Navigation on the surface of the Earth is no more complicated than applications of spherical trigonometry. A book with MORE than you ever will want to know about this stuff is "Textbook on Spherical Astronomy" by Smart.
Basically, if you imagine a triangle drawn on the surface of the Earth, then you can describe the angles between adjacent sides (i.e. where the sides meet) as A, B, and C (other than being on the surface of the sphere, these angles are the same as the interior angles of a plane triangle - i.e. the angles you would measure with a protractor). Opposite each of these interior angles is a portion of a great circle, of arc length respectively a, b, and c (where a, b, and c are opposite the relevant angles, and the angular value is the angle that the portion of the great circle subtends as viewed from the center (inside) of the sphere.
Then, the relations between angles and sides are
sin a sin b sin c
------- = ------- = ------- (the "sine" formulae),
sin A sin B sin C
and cos a = (cos b)*(cos c) + (sin b)*(sin c)*(cos A)
(the "cosine" formulae, with appropriate permutations).
Some practice in envisioning and drawing spherical triangles relevant to the problem at hand is necessary. For starters, imagine a spherical triangle defined by the North Pole, a point on the equator at longitude zero, and a point on the equator at longitude 90 degrees. Then, the interior angles will all be 90 degrees and the lengths of the sides will also all be 90 degrees.
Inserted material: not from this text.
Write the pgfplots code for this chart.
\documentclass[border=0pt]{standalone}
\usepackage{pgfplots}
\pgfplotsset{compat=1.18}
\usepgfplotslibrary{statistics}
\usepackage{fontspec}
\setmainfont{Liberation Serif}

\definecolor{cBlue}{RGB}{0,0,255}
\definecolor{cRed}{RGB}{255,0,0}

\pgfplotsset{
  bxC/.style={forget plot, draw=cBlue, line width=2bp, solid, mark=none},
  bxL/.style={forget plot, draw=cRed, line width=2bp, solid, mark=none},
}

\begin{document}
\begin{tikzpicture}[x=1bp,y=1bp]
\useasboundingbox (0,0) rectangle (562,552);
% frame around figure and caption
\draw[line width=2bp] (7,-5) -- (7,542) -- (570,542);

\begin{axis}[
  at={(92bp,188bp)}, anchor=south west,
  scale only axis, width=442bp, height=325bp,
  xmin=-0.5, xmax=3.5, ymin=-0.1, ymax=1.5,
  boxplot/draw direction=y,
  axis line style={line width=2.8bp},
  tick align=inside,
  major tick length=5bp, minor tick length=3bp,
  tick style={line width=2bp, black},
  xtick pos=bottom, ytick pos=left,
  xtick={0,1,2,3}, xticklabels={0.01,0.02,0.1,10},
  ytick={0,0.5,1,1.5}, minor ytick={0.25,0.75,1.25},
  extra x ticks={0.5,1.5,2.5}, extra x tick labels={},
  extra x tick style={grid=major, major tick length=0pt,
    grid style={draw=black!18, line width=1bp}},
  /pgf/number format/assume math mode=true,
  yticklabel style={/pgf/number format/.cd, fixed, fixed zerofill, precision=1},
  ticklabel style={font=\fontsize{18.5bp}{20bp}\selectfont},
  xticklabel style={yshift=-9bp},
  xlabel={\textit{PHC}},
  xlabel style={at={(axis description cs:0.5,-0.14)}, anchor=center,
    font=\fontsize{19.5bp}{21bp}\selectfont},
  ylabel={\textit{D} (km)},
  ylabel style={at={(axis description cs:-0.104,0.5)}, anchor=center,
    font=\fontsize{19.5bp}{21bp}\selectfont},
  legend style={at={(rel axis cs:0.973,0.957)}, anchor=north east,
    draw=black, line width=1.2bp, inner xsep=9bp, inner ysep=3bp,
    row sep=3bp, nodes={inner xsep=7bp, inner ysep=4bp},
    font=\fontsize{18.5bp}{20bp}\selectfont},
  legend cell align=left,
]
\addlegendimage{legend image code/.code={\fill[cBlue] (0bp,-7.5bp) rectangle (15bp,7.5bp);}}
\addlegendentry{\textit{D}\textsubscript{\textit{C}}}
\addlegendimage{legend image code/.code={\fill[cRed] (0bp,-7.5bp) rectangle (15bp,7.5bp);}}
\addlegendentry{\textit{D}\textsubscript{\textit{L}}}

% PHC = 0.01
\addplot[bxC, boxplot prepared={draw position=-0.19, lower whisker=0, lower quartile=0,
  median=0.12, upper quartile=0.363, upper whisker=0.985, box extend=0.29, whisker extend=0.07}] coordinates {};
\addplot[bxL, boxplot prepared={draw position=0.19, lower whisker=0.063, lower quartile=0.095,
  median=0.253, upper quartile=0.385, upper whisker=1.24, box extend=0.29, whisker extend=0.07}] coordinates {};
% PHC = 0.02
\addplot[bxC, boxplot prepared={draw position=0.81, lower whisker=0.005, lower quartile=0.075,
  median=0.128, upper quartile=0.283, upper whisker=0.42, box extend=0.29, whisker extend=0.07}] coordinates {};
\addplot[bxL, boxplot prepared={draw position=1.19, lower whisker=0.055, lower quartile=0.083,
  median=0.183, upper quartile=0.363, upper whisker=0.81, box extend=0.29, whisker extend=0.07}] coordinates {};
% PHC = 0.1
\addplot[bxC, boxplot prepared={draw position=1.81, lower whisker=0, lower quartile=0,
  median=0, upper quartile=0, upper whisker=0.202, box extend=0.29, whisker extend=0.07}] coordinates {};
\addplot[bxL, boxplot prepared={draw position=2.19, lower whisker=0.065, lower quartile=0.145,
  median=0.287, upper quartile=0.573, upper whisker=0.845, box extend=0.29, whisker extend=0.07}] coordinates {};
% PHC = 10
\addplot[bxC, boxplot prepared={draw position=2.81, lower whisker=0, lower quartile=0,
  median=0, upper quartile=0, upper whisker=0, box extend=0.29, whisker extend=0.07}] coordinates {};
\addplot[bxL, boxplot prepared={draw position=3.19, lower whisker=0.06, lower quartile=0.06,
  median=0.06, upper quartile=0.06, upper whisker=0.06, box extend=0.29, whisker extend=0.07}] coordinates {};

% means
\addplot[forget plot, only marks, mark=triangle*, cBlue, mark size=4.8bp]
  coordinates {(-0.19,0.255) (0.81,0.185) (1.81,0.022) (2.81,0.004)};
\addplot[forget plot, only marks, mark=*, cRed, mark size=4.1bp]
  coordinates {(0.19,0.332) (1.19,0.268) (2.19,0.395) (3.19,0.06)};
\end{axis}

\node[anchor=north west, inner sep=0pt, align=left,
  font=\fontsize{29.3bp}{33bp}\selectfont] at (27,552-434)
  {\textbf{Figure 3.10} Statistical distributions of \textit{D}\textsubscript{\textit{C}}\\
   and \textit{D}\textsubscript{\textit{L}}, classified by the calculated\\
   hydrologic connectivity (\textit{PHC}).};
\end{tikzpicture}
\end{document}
For navigation in general, you probably know your current location (in latitude and longitude) and your destination (also in latitude and longitude) and want to know what direction you need to go in order to reach your destination in the quickest possible manner (ignoring windage, current, etc. - i.e. what is the heading of your destination) and how far away is your destination.
The side of the triangle between you and your destination is then the interesting one. Its length (in angular measure, converted to linear measure via the radian formula) and direction (i.e. angle between it and due north) are what you need to calculate.
To do this, draw a spherical triangle with corners at the north pole, your current location, and your destination. Then, the interior angle at the top (A) will be the difference on longitudes of your current location and destination, and two of the sides (b and c) will have angular lengths that are 90 degrees minus the latitudes.
From the cosine formula above, you can then find the length (a) of the third side: you know A and b and c. Convert a from angular measure to linear distance (the distance to your destination) using the radius of the Earth as (approximately!) 6370 km.
Once you know a, you can find your desired heading by finding the angle b (assuming you are now at the point which is the junction of sides a and c.
Be careful when taking inverse trig functions!
These instructions are specifically a bit incomplete in that I hope you will draw some triangles and derive the relevant results!
Note that you can also accomplish much of this with vector products. For instance, the dot product (done with unit vectors) will give you the angle between two points on the Earth: convert your lat, lon (of both current position and destination) to x,y,z coordinates
x = cos(lat) * cos(lon)
y = cos(lat) * sin(lon)
z = sin(lat)
and take the dot product to get the cosine of the angular separation. use the radius of the Earth, as above, to then get the distance to your destination.
All of this assumes a truly spherical Earth, which ain't quite the case, but close enough unless you are trying to land ballistic missiles on the bad guys a continent away (in which case you may miss by 20-40 kilometers)!!